Investing in rental properties can be a lucrative venture, providing a steady stream of income and potential appreciation in value over time. However, like any investment, it requires careful consideration and strategic planning to ensure success. To maximize returns and minimize risks, potential investors should evaluate several key factors before committing their resources. This essay outlines five essential considerations when investing in rental properties, offering insights into how to make informed decisions in the real estate market.
1. Location, Location, Location
The importance of location cannot be overstated when it comes to real estate investment. A property’s location significantly impacts its desirability, rental income potential, and long-term value appreciation. When evaluating a potential rental property, consider factors such as proximity to amenities, public transportation, schools, and employment opportunities.
Properties situated in thriving neighborhoods with access to essential services tend to attract tenants more easily. Areas with strong job markets and low unemployment rates typically experience higher demand for rental properties. Additionally, neighborhoods undergoing revitalization or development may present opportunities for future appreciation, making them attractive investment options.
Investors should also pay attention to local market trends and demographic shifts. Understanding the preferences and needs of the target tenant demographic can help identify the most promising locations for investment. For example, young professionals may prefer urban settings with easy access to nightlife and public transportation, while families may prioritize suburban areas with good schools and parks.
2. Financial Considerations
Before investing in a rental property, it is crucial to conduct a thorough financial analysis. This involves understanding the total costs associated with the investment, including the purchase price, financing options, property taxes, insurance, maintenance, and management fees.
Calculating the expected cash flow is vital to determine whether the property will generate positive returns. Cash flow is the difference between rental income and expenses. A property with a positive cash flow indicates that the rental income exceeds the expenses, providing a reliable source of income.
Investors should also consider the financing options available to them. Mortgage terms, interest rates, and down payment requirements can significantly affect the overall profitability of the investment. It’s essential to compare different lenders and loan products to secure the best financing terms.
Moreover, understanding potential tax implications is crucial. Rental properties often come with tax benefits, such as deductions for mortgage interest, property taxes, and depreciation. Consulting with a tax professional can provide insights into how these benefits can enhance overall profitability.
3. Property Condition and Maintenance
The condition of the property is a critical factor that can influence both initial investment costs and ongoing maintenance expenses. Before purchasing a rental property, conduct a comprehensive inspection to identify any potential issues, such as structural problems, plumbing or electrical issues, and the condition of the roof and foundation.
Investors should also consider the age of the property and any necessary repairs or upgrades. Older properties may require more maintenance and renovations, which can eat into cash flow. Conversely, newly constructed properties may have fewer immediate maintenance needs but could come at a higher purchase price.

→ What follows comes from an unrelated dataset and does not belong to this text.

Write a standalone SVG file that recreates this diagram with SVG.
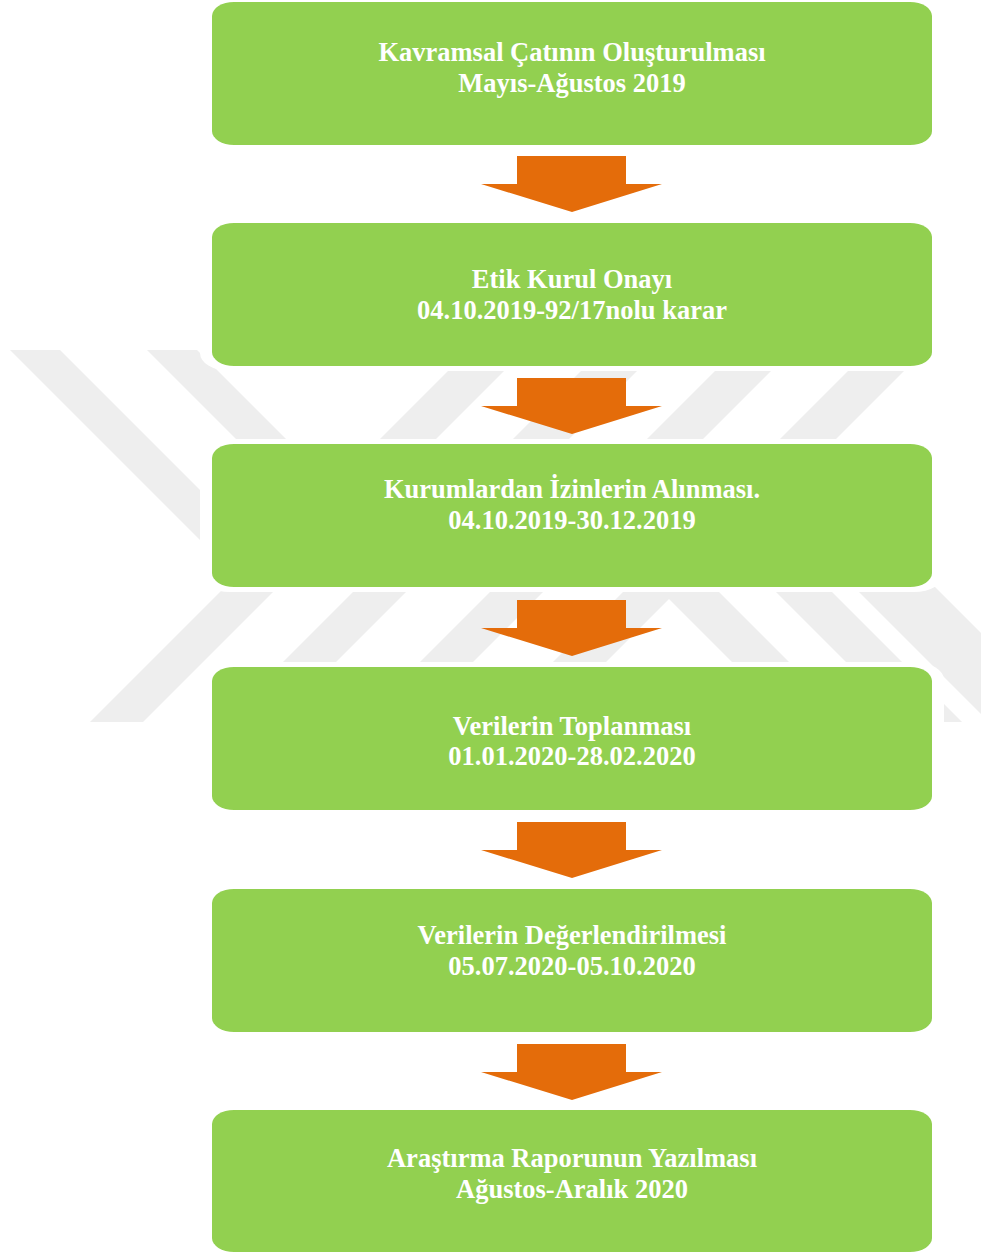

Additionally, it’s essential to assess whether the property aligns with your investment strategy. For instance, some investors prefer turnkey properties that require minimal renovations, while others may seek fixer-uppers that offer the potential for value appreciation through improvements.
4. Market Research and Trends
Understanding the local real estate market is essential for making informed investment decisions. Conducting thorough market research helps investors identify trends and assess the demand for rental properties in the area. Analyzing factors such as rental prices, vacancy rates, and tenant demographics can provide valuable insights into the market’s performance.
Paying attention to rental price trends is crucial for determining potential rental income. A market with steadily increasing rental prices may offer opportunities for higher cash flow over time. Conversely, areas with declining rental prices could pose risks for investors, leading to lower returns.
It’s also important to monitor broader economic trends that could impact the rental market. Factors such as population growth, job creation, and local economic conditions can influence demand for rental properties. Staying informed about these trends allows investors to make timely decisions and adapt their strategies as needed.
5. Tenant Management and Legal Considerations
Effective tenant management is vital for the success of a rental property investment. Attracting reliable tenants who pay rent on time and take care of the property can significantly impact cash flow and overall profitability. Consider implementing thorough tenant screening processes, which may include credit checks, background checks, and income verification.
Establishing clear lease agreements that outline the rights and responsibilities of both parties is essential. These agreements should cover key aspects such as rent payment schedules, maintenance responsibilities, and rules regarding property use. Having a solid lease agreement can help mitigate potential disputes and protect the investor’s interests.
Furthermore, understanding local landlord-tenant laws and regulations is crucial. Laws governing rental properties can vary widely by location, so it’s important to stay informed about the legal requirements in your area. This includes understanding eviction processes, security deposit regulations, and tenant rights.
Investors should also consider whether to manage the property themselves or hire a property management company. While self-management can save money, it also requires time and effort. Property management companies can handle tenant screening, maintenance, and rent collection, allowing investors to focus on other aspects of their investment portfolio.